Posaconazole for Azole-Refractory Candidiasis in Patients with HIV Infection

Abstract and Commentary

By Dean L. Winslow, MD, FACP, Chief, Division of AIDS Medicine, Santa Clara Valley Medical Center; Clinical Professor of Medicine, Stanford University School of Medicine, Section Editor, HIV, is Associate Editor for Infectious Disease Alert.

Dr. Winslow serves as a consultant to Siemens Diagnostics and is on the Speakers Bureaus of Boehringer-Ingelheim and GSK.

Synopsis: 176 HIV-infected patients with either oropharyngeal candidiasis (OPC) or esophageal candidiasis (EC) who had not responded to standard courses of either fluconazole or itraconazole were treated with posaconazole. 132 (75%) of patients achieved a clinical response. The 2 regimens tested were generally well-tolerated with only 8 patients (4%) discontinuing treatment due to a treatment-related adverse event.

Source: Skiest DJ, et al. Posaconazole for the treatment of azole-refractory oropharyngeal and esophageal candidiasis in subjects with HIV infection. Clin Infect Dis. 2007;44:607-614.

This paper reports the results of an important multinational trial which evaluated the use of two different regimens of posaconazole in the treatment of OPC or EC which had been refractory to either fluconazole or itraconazole. The 2 regimens studied were oral posaconazole 400 mg BID for 3 days followed by 400 mg once daily for 25 days or posaconazole 400 mg BID for the entire initial 28 days. After 28 days on the induction regimen patients who had clinically responded could receive posaconazole 400 mg BID 3 times/week as suppressive therapy for up to 3 months.

Both dosing regimens were equally effective. Posaconazole was active against both Candida albicans and other Candida species. The posaconazole regimens were also effective in patients from whom Candida isolates demonstrated in vitro resistance to either or both fluconazole and itraconazole.


Despite the significant reduction in the prevalence of severe and refractory mucosal candidiasis in HIV patients due to the use of HAART, management of OPC and EC refractory to older azoles remains a relatively common clinical problem. While parenteral echinocandins and amphotericin B preparations are extremely useful in acute treatment of esophageal candidiasis, they are a very heavy hammer with which to treat recurrent OPC. As a result we are often left with a number of unsatisfactory measures to try to manage OPC which is refractory to fluconazole or itraconazole. Oral voriconazole is often ineffective due to cross-resistance with the older azoles. Anecdotally some clinicians have found success with pushing the doses of older azoles but I have never been impressed that this works for long and is often complicated by hepatotoxicity and significant drug interactions in the case of itraconazole. Nystatin oral suspension has seldom been effective in my hands nor has the use of "homebrew" oral suspensions of amphotericin B, which I have occasionally tried out of desperation in the past.
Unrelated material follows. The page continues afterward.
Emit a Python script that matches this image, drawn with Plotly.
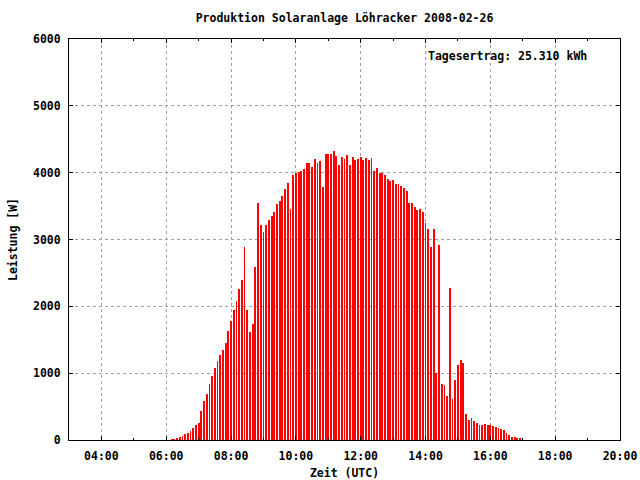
import plotly.graph_objects as go
import pandas as pd

title_text = "Produktion Solaranlage Löhracker 2008-02-26"
x_title = "Zeit (UTC)"
y_title = "Leistung [W]"
label_text = "Tagesertrag: 25.310 kWh"

day = "2008-02-26"
start_time = "06:10"
step_minutes = 5

power_w = [
    15, 15, 30, 45, 65, 90, 105, 135, 180, 225,
    255, 435, 585, 690, 840, 960, 1080, 1180, 1270, 1350,
    1450, 1630, 1780, 1945, 2080, 2260, 2395, 2890, 1945, 1615,
    1735, 2590, 3545, 3215, 3110, 3215, 3290, 3350, 3410, 3530,
    3575, 3650, 3755, 3845, 3455, 3965, 3990, 4010, 4025, 4055,
    4145, 4145, 4085, 4205, 4145, 4175, 3785, 4280, 4280, 4280,
    4325, 4250, 4115, 4235, 4205, 4265, 4115, 4235, 4190, 4205,
    4235, 4190, 4220, 4190, 4220, 4025, 4070, 3995, 3995, 3965,
    3905, 3875, 3890, 3830, 3830, 3800, 3770, 3725, 3545, 3545,
    3485, 3440, 3455, 3410, 3245, 3155, 2890, 3155, 1000, 2920,
    840, 825, 660, 2275, 615, 900, 1120, 1195, 1150, 390,
    300, 330, 285, 255, 225, 225, 240, 225, 225, 210,
    195, 180, 165, 150, 105, 75, 45, 45, 30, 30,
]

x_tick_hours = ["04:00", "06:00", "08:00", "10:00", "12:00", "14:00", "16:00", "18:00", "20:00"]
y_tick_values = [0, 1000, 2000, 3000, 4000, 5000, 6000]

times = pd.date_range(f"{day} {start_time}", periods=len(power_w), freq=f"{step_minutes}min")

FONT = "DejaVu Sans Mono"
fsize = 11.5
font_main = dict(family=FONT, size=fsize, color="black", weight="bold")

fig = go.Figure()
fig.add_trace(go.Bar(
    x=times, y=power_w,
    width=1.6 * 60 * 1000,
    marker=dict(color="#ff0000", line=dict(width=0)),
    showlegend=False,
))

fig.update_layout(
    width=640, height=480,
    paper_bgcolor="white", plot_bgcolor="white",
    margin=dict(l=69, r=20, t=39, b=40, autoexpand=False),
    font=font_main,
    title=dict(text=title_text, x=0.5, xref="paper", y=1 - 18 / 480, yanchor="middle",
               font=font_main, automargin=False),
    bargap=0,
)

fig.update_xaxes(
    type="date",
    range=[f"{day} 03:00", f"{day} 20:00"],
    tickmode="array",
    tickvals=[f"{day} {h}" for h in x_tick_hours],
    ticktext=x_tick_hours,
    ticks="inside", ticklen=4, tickcolor="black",
    ticklabelstandoff=5,
    minor=dict(ticks="inside", ticklen=2, tickcolor="black", dtick=3600000,
               tick0=f"{day} 03:00", showgrid=False),
    showline=True, linecolor="black", linewidth=1, mirror="ticks",
    showgrid=True, gridcolor="#a0a0a0", griddash="3px,3px", gridwidth=1,
    zeroline=False, automargin=False,
    tickfont=font_main,
    title=dict(text=x_title, standoff=7, font=font_main),
)
fig.update_yaxes(
    range=[0, 6000],
    tickmode="array", tickvals=y_tick_values,
    ticks="inside", ticklen=4, tickcolor="black",
    ticklabelstandoff=5,
    showline=True, linecolor="black", linewidth=1, mirror="ticks",
    showgrid=True, gridcolor="#a0a0a0", griddash="3px,3px", gridwidth=1,
    zeroline=False, automargin=False,
    tickfont=font_main,
    title=dict(text=y_title, standoff=12, font=font_main),
)

fig.add_annotation(
    x=f"{day} 14:00", y=5745, xref="x", yref="y",
    text=label_text, showarrow=False, xanchor="left", yanchor="middle",
    font=font_main,
)

fig.write_html("out.html", config={"displayModeBar": False},
               post_script="document.body.style.margin='0';document.body.style.overflow='hidden';")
Posaconazole is a broad spectrum antifungal triazole with in vitro activity against many molds as well as most fluconazole and itraconazole resistant yeasts. Posaconazole received FDA market clearance in the fall of 2006.

These results are encouraging and show that posaconazole is a useful addition to our therapeutic armamentarium for the treatment of azole-refractory and azole-resistant OPC and EC. However, the trial only followed patients out for a few months. As we know from our experience in the past with treating recurrent mucosal candidiasis with the older azoles in the setting of HIV infection, development of resistance to posaconazole in vivo is likely to occur. Reversal of the underlying HIV-related immunosuppression is ultimately the best way to suppress all opportunistic infections.